--- Begin Data provided ---

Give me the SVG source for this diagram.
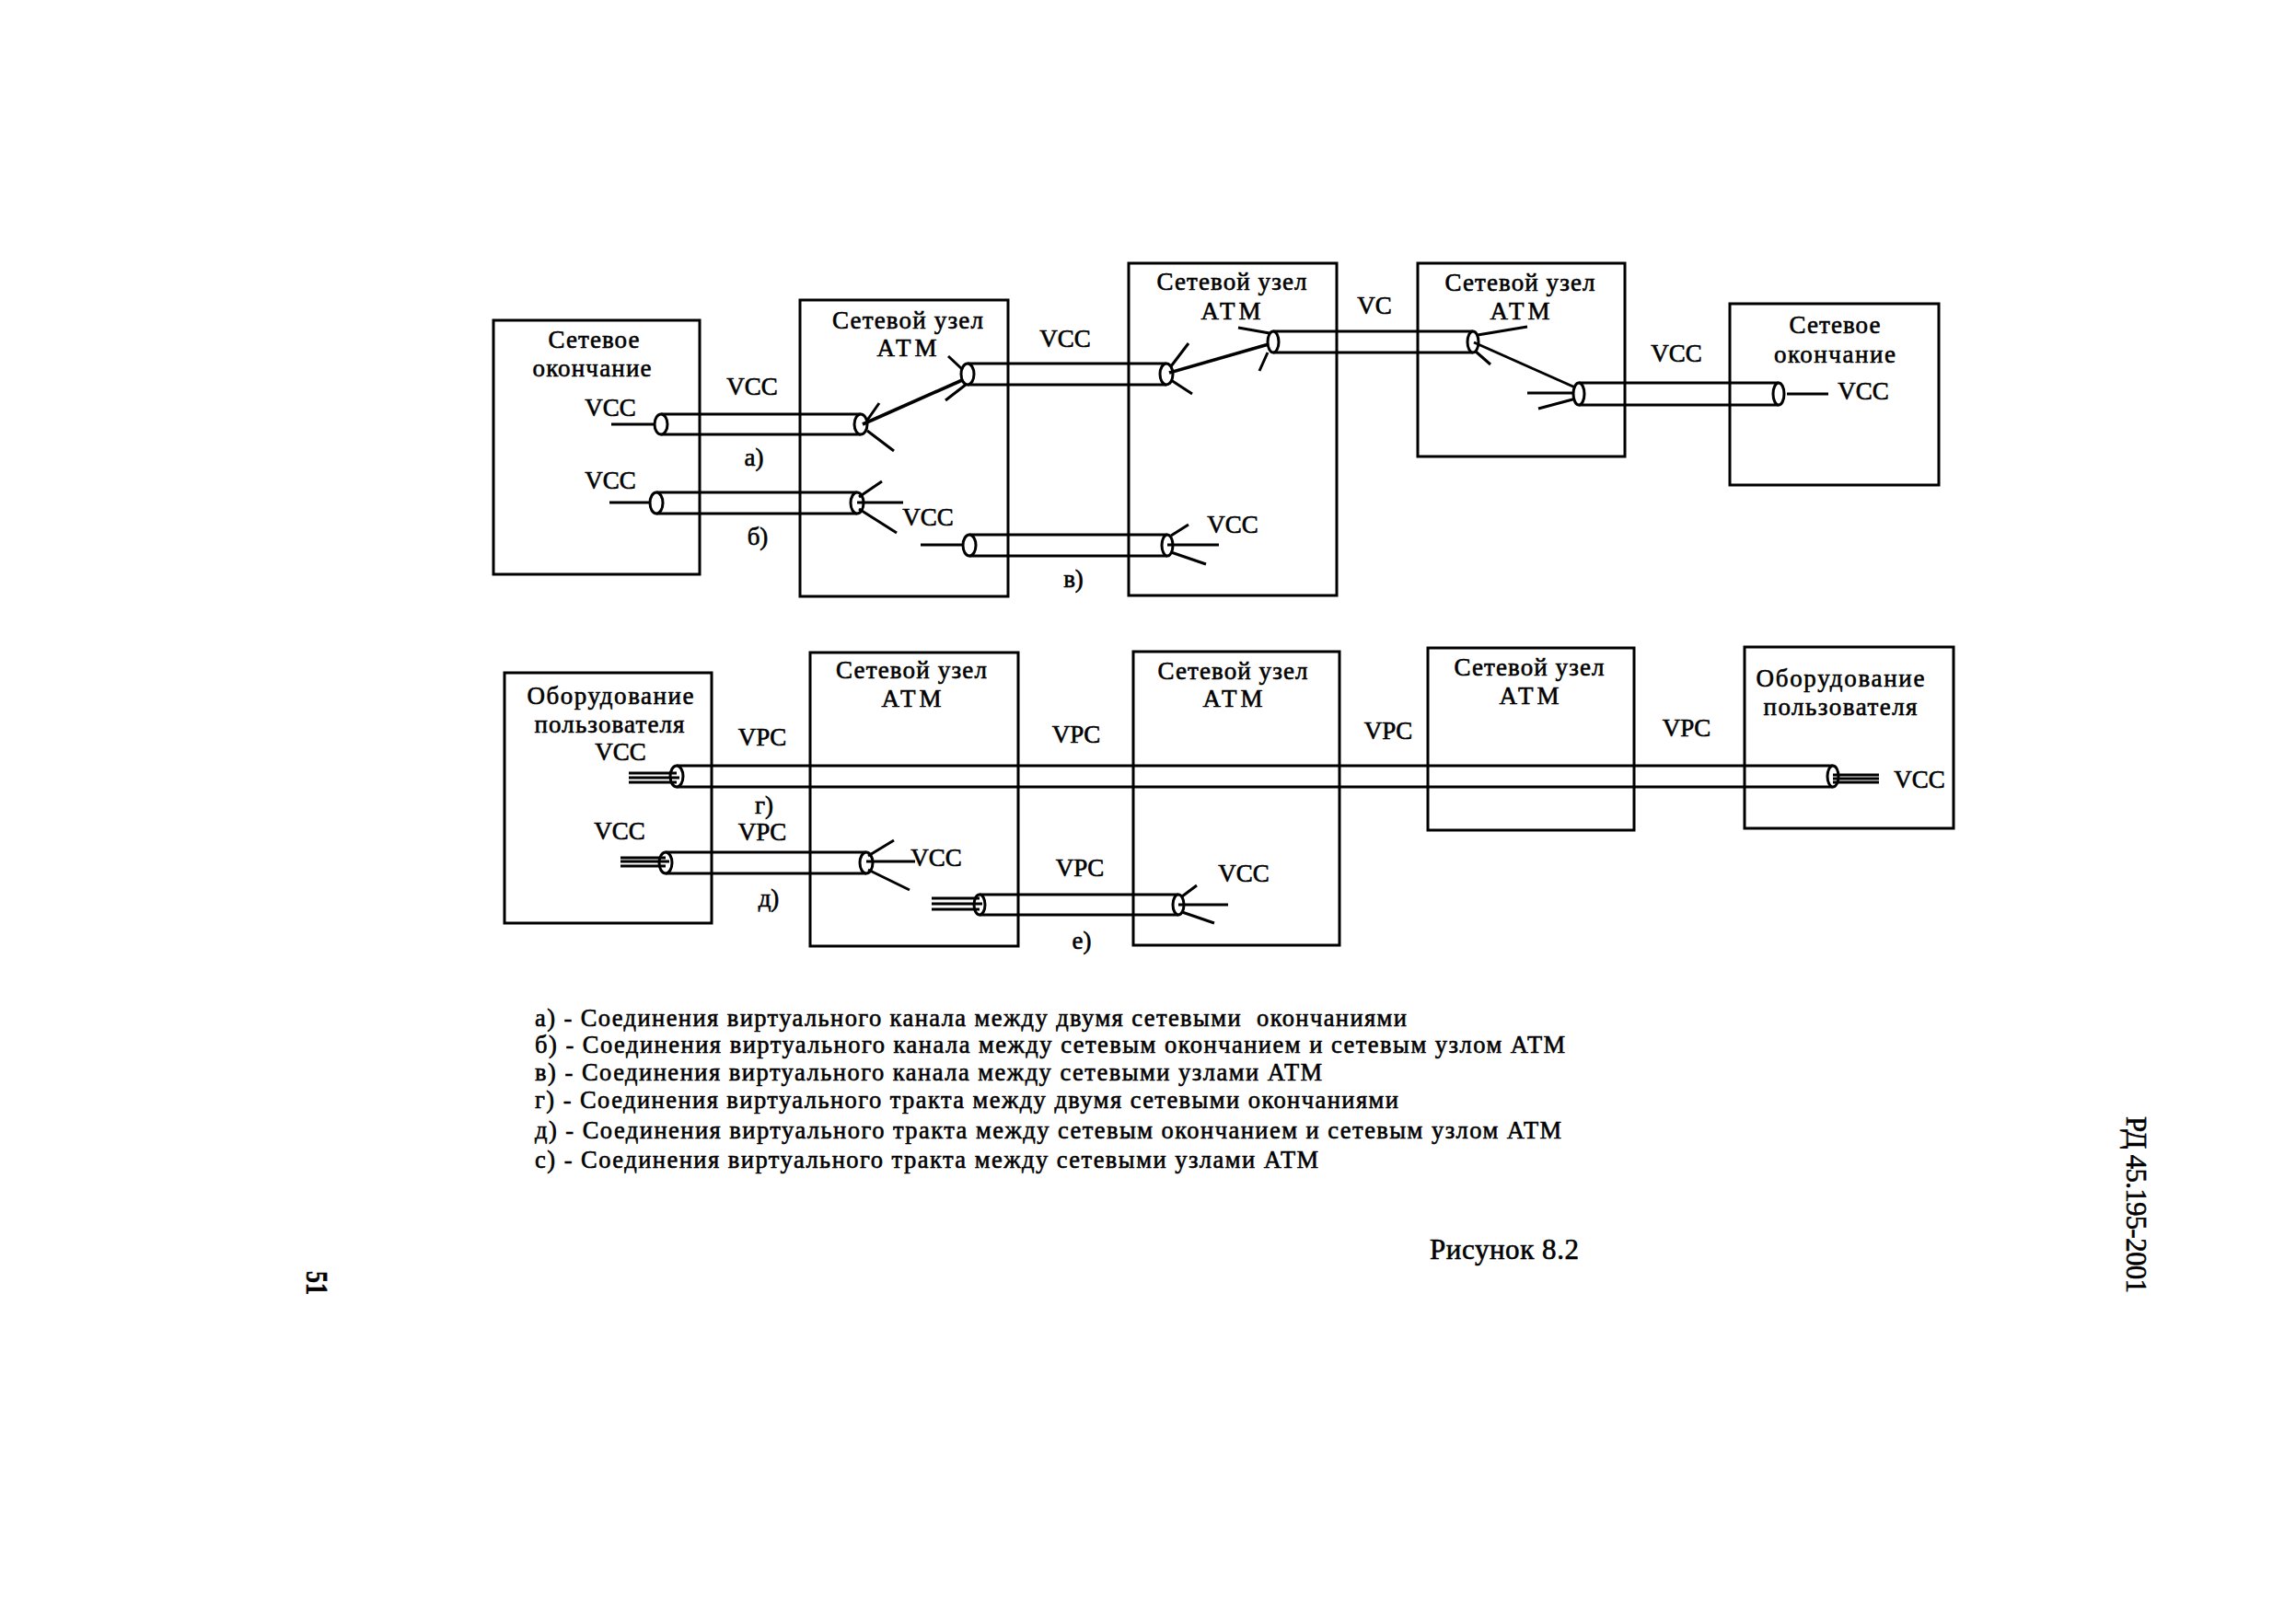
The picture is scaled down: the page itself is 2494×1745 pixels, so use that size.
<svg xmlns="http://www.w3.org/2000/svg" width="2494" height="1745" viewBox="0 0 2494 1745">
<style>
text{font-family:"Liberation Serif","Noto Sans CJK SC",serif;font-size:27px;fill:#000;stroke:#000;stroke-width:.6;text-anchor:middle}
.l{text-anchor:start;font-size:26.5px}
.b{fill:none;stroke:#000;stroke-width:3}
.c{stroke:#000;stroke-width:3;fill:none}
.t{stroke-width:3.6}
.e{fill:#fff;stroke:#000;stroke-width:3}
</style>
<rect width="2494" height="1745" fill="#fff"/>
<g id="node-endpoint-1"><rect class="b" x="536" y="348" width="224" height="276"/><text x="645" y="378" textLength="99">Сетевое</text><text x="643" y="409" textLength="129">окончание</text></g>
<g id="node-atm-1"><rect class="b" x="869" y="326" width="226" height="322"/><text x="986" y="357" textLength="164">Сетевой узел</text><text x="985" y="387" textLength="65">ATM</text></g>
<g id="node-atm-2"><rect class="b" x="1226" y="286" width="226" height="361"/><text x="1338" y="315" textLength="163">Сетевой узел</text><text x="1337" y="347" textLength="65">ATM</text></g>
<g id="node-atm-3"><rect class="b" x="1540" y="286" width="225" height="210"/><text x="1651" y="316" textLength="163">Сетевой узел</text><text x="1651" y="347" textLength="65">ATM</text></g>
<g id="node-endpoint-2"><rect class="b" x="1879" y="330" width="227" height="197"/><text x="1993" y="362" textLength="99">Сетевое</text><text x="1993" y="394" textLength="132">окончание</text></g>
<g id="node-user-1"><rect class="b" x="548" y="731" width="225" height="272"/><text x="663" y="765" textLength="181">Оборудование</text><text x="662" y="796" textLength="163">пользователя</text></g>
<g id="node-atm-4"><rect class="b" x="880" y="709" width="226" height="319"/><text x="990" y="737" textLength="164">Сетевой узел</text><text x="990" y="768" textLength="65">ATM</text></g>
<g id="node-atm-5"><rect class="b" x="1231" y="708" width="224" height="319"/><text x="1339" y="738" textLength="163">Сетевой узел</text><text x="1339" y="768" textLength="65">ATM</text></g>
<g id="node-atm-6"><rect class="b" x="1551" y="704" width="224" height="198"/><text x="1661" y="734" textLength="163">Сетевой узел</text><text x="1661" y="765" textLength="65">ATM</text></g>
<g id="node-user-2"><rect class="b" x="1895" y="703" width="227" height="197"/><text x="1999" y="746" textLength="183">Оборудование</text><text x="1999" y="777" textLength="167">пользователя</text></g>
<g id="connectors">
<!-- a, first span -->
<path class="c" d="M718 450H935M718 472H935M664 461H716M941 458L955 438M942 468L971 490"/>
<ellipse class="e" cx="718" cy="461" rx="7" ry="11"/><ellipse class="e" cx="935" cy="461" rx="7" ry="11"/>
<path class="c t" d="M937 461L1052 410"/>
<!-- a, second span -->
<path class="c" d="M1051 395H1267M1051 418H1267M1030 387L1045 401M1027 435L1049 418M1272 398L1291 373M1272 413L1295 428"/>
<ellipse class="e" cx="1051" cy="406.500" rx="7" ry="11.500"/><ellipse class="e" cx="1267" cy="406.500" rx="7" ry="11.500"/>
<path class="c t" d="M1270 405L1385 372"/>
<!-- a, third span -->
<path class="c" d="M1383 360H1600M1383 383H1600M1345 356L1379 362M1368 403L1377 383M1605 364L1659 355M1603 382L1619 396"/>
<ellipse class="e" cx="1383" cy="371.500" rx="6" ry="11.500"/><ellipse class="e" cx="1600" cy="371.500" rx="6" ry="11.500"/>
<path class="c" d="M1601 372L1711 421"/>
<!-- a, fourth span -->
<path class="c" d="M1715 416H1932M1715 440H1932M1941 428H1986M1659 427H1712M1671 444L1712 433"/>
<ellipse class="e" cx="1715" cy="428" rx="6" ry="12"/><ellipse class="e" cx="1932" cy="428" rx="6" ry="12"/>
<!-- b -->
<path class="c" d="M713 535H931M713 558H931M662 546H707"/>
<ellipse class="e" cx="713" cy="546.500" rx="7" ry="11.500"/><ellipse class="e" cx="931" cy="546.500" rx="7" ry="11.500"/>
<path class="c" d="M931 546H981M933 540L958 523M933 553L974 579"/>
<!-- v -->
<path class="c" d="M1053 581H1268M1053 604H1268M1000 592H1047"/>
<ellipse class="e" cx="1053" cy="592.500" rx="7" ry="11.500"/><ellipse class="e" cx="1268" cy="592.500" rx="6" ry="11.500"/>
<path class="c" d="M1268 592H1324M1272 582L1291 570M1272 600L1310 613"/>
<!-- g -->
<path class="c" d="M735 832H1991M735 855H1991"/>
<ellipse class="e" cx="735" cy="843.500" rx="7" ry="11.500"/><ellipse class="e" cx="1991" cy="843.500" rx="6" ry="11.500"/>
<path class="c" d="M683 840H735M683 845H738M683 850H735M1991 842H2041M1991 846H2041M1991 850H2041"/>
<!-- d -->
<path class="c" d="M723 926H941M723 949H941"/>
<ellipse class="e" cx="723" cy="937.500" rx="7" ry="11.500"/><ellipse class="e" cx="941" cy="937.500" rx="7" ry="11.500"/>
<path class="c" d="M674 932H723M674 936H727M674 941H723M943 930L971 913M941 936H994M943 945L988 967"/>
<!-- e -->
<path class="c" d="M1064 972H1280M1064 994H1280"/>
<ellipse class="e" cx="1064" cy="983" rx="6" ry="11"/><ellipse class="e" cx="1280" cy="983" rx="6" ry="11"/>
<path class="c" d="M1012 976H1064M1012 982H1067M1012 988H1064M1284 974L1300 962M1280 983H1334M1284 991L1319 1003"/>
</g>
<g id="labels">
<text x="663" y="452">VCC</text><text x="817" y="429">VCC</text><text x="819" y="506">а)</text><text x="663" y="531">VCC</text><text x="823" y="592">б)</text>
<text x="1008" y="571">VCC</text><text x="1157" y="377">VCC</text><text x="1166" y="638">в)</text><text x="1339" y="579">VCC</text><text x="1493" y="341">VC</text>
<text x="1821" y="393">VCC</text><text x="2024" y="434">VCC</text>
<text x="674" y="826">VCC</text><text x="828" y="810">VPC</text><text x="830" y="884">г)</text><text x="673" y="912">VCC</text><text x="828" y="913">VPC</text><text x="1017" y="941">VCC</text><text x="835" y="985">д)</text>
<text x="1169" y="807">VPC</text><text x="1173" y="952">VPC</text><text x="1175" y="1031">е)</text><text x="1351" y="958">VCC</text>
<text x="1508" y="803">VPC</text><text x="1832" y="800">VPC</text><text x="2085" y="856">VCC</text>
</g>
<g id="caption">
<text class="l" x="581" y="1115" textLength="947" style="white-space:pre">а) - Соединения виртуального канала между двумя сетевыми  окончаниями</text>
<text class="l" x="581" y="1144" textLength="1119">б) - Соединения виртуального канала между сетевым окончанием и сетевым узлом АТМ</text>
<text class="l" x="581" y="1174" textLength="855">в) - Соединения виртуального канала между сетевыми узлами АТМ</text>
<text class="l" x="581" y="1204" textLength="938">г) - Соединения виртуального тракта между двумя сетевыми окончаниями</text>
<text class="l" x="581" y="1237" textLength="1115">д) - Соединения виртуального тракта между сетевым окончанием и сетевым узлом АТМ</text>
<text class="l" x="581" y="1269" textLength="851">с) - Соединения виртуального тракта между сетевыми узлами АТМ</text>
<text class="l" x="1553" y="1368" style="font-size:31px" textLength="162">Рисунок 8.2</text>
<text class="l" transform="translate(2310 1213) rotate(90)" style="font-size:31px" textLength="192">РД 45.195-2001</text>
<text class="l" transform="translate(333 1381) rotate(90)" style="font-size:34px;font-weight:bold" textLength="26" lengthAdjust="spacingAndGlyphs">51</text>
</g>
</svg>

--- End Data provided ---

- _Exercise aim_
Give back only a number, the number of lines where the string "size" occurs.

- _The answer_
6